The only part I have a problem with (though I'm probably not the best person to judge it) is the following portion, on the nature of Law:
wamyc]I assert that the chaos-law axis is nowhere near as fundamental as the good-evil axis. The two axes aren't even of the same type of being. The good-evil axis encompasses the move from being to non-being and the law-chaos axis is more like a function or subset of the other axis. Law is an attempt to formalize and structure good. The idea of law as utterly distinct from good is without philosophical, historical or cultural precedent. Law is at the service of the Good wrote:
I assert that the chaos-law axis is nowhere near as fundamental as the good-evil axis. The two axes aren't even of the same type of being. The good-evil axis encompasses the move from being to non-being and the law-chaos axis is more like a function or subset of the other axis. Law is an attempt to formalize and structure good. The idea of law as utterly distinct from good is without philosophical, historical or cultural precedent. Law is at the service of the Good; it is an attempt to capture the Good and preserve/enforce it.
Law is not an attempt to formalize and structure good so much as an attempt to formalize and structure, period. Law as distinct from good does indeed have precedent; witness any sort of militaristic dictatorship, where the laws are made not to enforce any sort of "good", but to keep in power those already in power and allow them the exercise of that power. (Orwell's 1984 is an excellent depiction of an extreme example of this situation.)
Chaos, incidentally, can also be the disruption of Law purely for its own sake.
And so people say to me, "How do I know if a word is real?" You know, anyone who's read a children's book knows that love makes things real. If you love a word, use it! That makes it real. Being in the dictionary is an artificial distinction; it doesn't make the word any more real than any other word. If you love a word, it becomes real. --Erin McKean, Redefining the Dictionary
As much as I disagree with you, I must say that your paper (an appropriate term I would think) is probably one of the best anti-alignment threads I've read. And the first one I've considered worth my time to respond to (okay, so I'm a bit vain today.)
I find that alignment works just fine, provided that the characters have absolutely no idea what their alignments are (save if they use the spells). I change their alignments at my whim, and don't tell them. I find this allows them to role-play naturally, and for the alignment dependant spells to work. Obviously it has some flaws, if one of my players were ever to overcome their horrible aversion to paladins, I would need to scrap that idea.
The main reason I like the alignment system, is that I find that it adds to the flavor of my game. Without it, you can't have the holy cleric raise his holy symbol and shout feel 's rath, and then smite his enemies. The only other way for this to work is to allow for subjective alignments. Which create I find are much more prone to abuse then the normal alignment system. The subjective system allows for abuses such as "I can smite them because they are sinners" even if the religion has a very strict definition of how NOT to sin.
Well that concludes my response to your excellent thread. If only I could work up the energy to do something comparable (though probably contradictory to) your work.
A very well-written article, but, sadly, it's wrong on multiple assertions. For starters, the fact that you think
What would a chaotic neutral half-elf druid do in this situation?"

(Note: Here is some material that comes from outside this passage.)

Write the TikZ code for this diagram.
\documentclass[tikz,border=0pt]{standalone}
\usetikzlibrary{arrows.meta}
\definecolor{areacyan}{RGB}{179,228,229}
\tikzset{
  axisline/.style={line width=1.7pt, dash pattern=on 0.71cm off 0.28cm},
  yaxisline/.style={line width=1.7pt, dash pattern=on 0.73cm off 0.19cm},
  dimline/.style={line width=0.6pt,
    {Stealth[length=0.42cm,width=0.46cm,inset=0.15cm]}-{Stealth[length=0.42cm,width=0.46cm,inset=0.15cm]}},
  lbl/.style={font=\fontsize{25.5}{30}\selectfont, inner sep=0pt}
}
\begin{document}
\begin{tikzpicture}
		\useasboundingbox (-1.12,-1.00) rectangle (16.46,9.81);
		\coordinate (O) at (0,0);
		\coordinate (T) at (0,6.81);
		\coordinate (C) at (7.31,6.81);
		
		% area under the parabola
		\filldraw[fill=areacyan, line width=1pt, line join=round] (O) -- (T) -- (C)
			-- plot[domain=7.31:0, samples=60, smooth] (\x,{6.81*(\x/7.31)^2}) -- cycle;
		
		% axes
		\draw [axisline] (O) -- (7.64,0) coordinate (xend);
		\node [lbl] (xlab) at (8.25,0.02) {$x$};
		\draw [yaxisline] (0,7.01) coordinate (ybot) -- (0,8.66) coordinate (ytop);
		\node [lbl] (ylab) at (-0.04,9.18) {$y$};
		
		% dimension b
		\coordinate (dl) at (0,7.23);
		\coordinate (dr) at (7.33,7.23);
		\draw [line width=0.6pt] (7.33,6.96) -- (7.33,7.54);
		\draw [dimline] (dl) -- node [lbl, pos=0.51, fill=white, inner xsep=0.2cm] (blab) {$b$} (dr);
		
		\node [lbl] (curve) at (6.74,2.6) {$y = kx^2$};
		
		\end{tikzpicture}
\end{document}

is a clear indication that you consider alignment to somehow be a static, never-changing status on your character sheet. And yet, there's nothing else for a character that never changes. Your stats can go up and down as you play, your race could change through magic, your age progresses (and sometimes even regresses), you might even change gender. So why would your alignment be static?
Your alignment as you define it when you create your character is a measure of how the character has acted up to that point. Create your character. Define his personality and past actions. And then tally up the karmic impact of that. Has the character been more altruistic or selfish? Is he organised, or spontaneous? That's his alignment. Alignment doesn’t dictate actions, actions dictate alignment.

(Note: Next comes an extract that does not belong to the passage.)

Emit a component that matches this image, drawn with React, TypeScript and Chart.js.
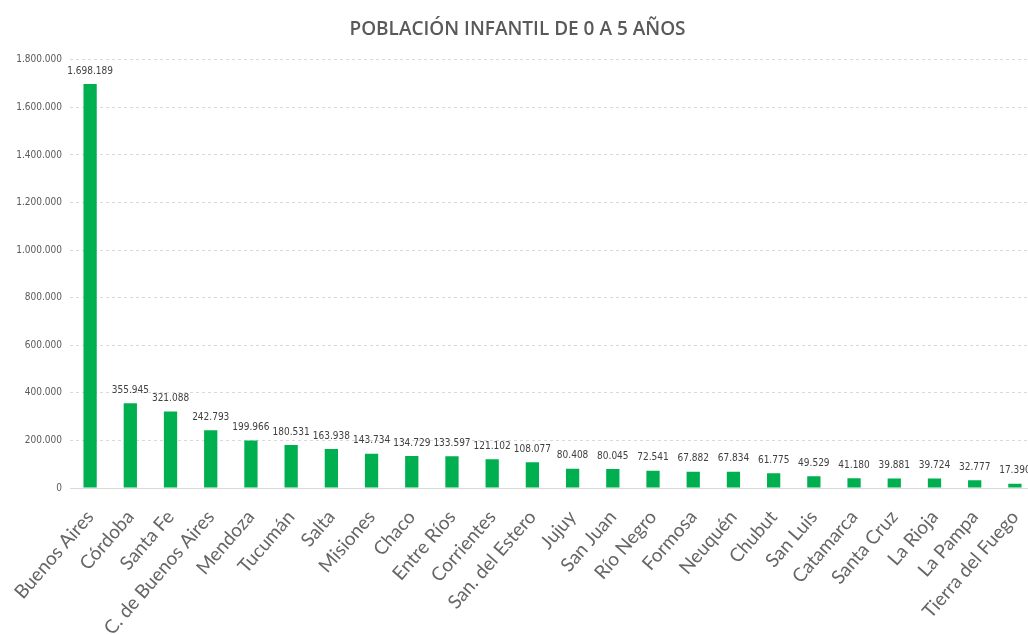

Once you've done that, just keep playing. Your DM will take care of your alignment issues. Don't think "what would a chaotic neutral half-elf druid do in this situation?", think "what would my character do in this situation?". If it so happens that whatever you're doing is aligned with other forces than the ones you've been aligned with in the past, well, you might start changing alignment, then. There's nothing wrong with that. Alignment change can be a slow, gradual thing, instead of a violent, sudden epiphany. Maybe by the time you're level 10, you've acquired more structured habits, and you're not Chaotic Neutral anymore, you're True Neutral. Maybe eventually, you'll be given responsibilities, and you'll go all the way to Lawful Neutral, as life forces you to get organised. Why is that a problem?

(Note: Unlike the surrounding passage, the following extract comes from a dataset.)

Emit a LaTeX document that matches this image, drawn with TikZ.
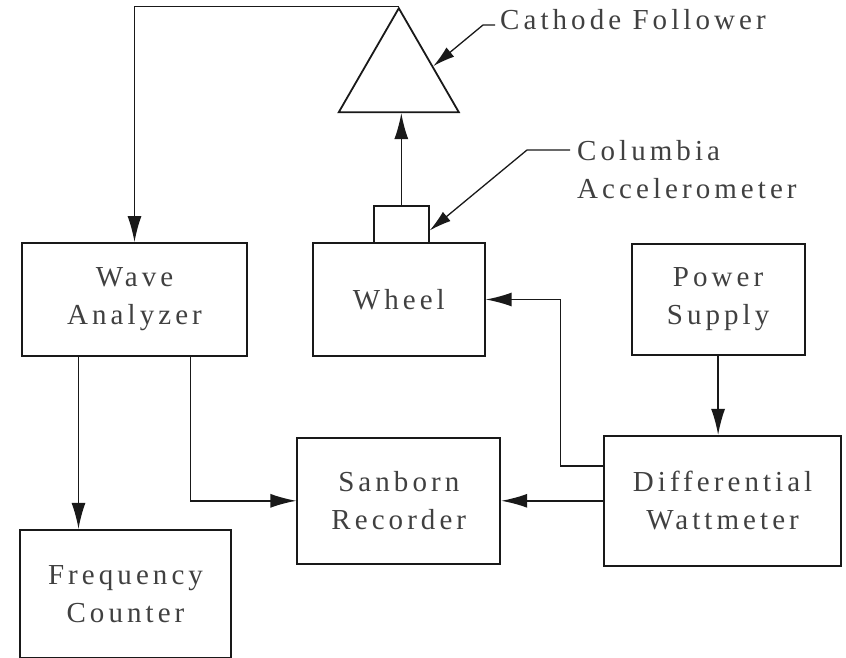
\documentclass[tikz,border=0pt]{standalone}
\usepackage{fontspec}
\setmainfont{Liberation Serif}[LetterSpace=14]
\usetikzlibrary{arrows.meta,positioning,shapes.geometric,calc}

\begin{document}
\begin{tikzpicture}[
      x=1pt, y=-1pt,
      block_box/.style={
         rectangle,
         draw=black!90,
         text=black!75,
         line width=1.8pt,
         align=center,
         inner sep=0pt,
         font=\fontsize{29}{38}\selectfont},
      tri_node/.style={
         regular polygon,
         regular polygon sides=3,
         draw=black!90,
         line width=1.8pt,
         inner sep=0pt,
         minimum size=138.6pt},
      label_text/.style={
         inner sep=0pt,
         text=black!75,
         align=left,
         font=\fontsize{29}{38}\selectfont},
      arrow_black/.style={
         -{Latex[length=26pt,width=14pt]},
         draw=black!90,
         line width=1.5pt},
      leader_line/.style={
         -{Latex[length=22pt,width=12pt]},
         draw=black!90,
         line width=1.3pt}
]
      \useasboundingbox (0,0) rectangle (846,658);

      %top row
      \node[block_box,minimum width=225pt,minimum height=113pt] (wa) at (134.5,299.5) {Wave\\Analyzer};
      \node[block_box,minimum width=172pt,minimum height=113pt,right=64pt of wa] (wh) {Wheel};
      \node[block_box,minimum width=173pt,minimum height=111pt,right=145pt of wh] (ps) {Power\\Supply};

      %bottom row
      \node[block_box,minimum width=203pt,minimum height=126pt,below=80pt of wh] (sr) {Sanborn\\Recorder};
      \node[block_box,minimum width=237pt,minimum height=130pt,right=102pt of sr] (dw) {Differential\\Wattmeter};
      \node[block_box,minimum width=211pt,minimum height=128pt,below=172pt of wa,xshift=-9pt] (fc) {Frequency\\Counter};

      %accelerometer and cathode follower
      \node[block_box,minimum width=55pt,minimum height=37pt,above=-1.8pt of wh,xshift=2.5pt] (acc) {};
      \node[tri_node,above=92pt of acc,xshift=-2.5pt] (cf) {};

      %labels
      \node[label_text,anchor=base west] (cfl) at (500,30) {Cathode Follower};
      \node[label_text,anchor=north west] (cal) at (577,140) {Columbia\\Accelerometer};

      \coordinate (cfs) at ([xshift=-5pt,yshift=5pt]cfl.base west);
      \coordinate (cfk) at ([xshift=-12pt]cfs);
      \coordinate (cfp) at ($(cf.corner 1)!0.56!(cf.corner 3)$);
      \coordinate (cas) at ([xshift=-7pt,yshift=-10pt]cal.north west);
      \coordinate (cak) at ([xshift=-43pt]cas);
      \draw[leader_line] (cfs) -- (cfk) -- (cfp);
      \draw[leader_line] (cas) -- (cak) -- ([yshift=-6pt]acc.east);

      %signal lines
      \coordinate (wal) at ([xshift=-56pt]wa.south);
      \coordinate (war) at ([xshift=56pt]wa.south);
      \coordinate (knee) at ([xshift=75pt]wh.east);

      \draw[arrow_black] (cf.corner 1) -| (wa.north);
      \foreach \i/\j in {% start/end
         acc.north/acc.north |- cf.side 2,
         wal/wal |- fc.north,
         ps.south/ps.south |- dw.north,
         dw.west |- sr.west/sr.east}
      \draw[arrow_black] (\i) -- (\j);
      \draw[arrow_black] (war) |- (sr.west);
      \draw[arrow_black] ([yshift=35pt]dw.west) -| (knee) -- (wh.east);
\end{tikzpicture}
\end{document}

The only time you have to think "what would a chaotic neutral half-elf druid do in this situation?" is when you're playing a character that would have to think that. If I'm playing a paladin, my paladin is the one thinking "What must I do to remain true to Goodness and Law?" not me as a player thinking "What would a lawful good person do?"
Play your character, and let the alignment sort itself out. That's your DM's job.
wamyc]It's easy to assert that (most of) these objections I have raised are based on abuses of the alignment system and not problems with it inherently. I would respond to that by saying: firstly, the system lends itself to these abuses wrote:
It's easy to assert that (most of) these objections I have raised are based on abuses of the alignment system and not problems with it inherently. I would respond to that by saying: firstly, the system lends itself to these abuses; secondly, it doesn't match real psychology or good fictional character development/immersion; and, it's a superficial aid that ends up being a stumbling block to character-driven gaming. Yes, Wizards of the Coast has provided answers to many of these problems right off the bat (see the alignment section in the PHB). But that's because it tends to lead to these problems pretty easily. It's tough to believe that you have room to play with your alignment when you just might annoy the DM.
Without this, I would have verbally ripped the post to a dozen pieces, while agreeing with you. So, you are correct. Alignment is not a good tool for encouraging roleplay. It is a "kill this"-label at most. Mechanics such as White Wolf's nature and demeanor, TROS's spiritual attributes, etc. reward certain RP and do facilitate it (or else...). In TROS, they are mutable, which is a Good Thing.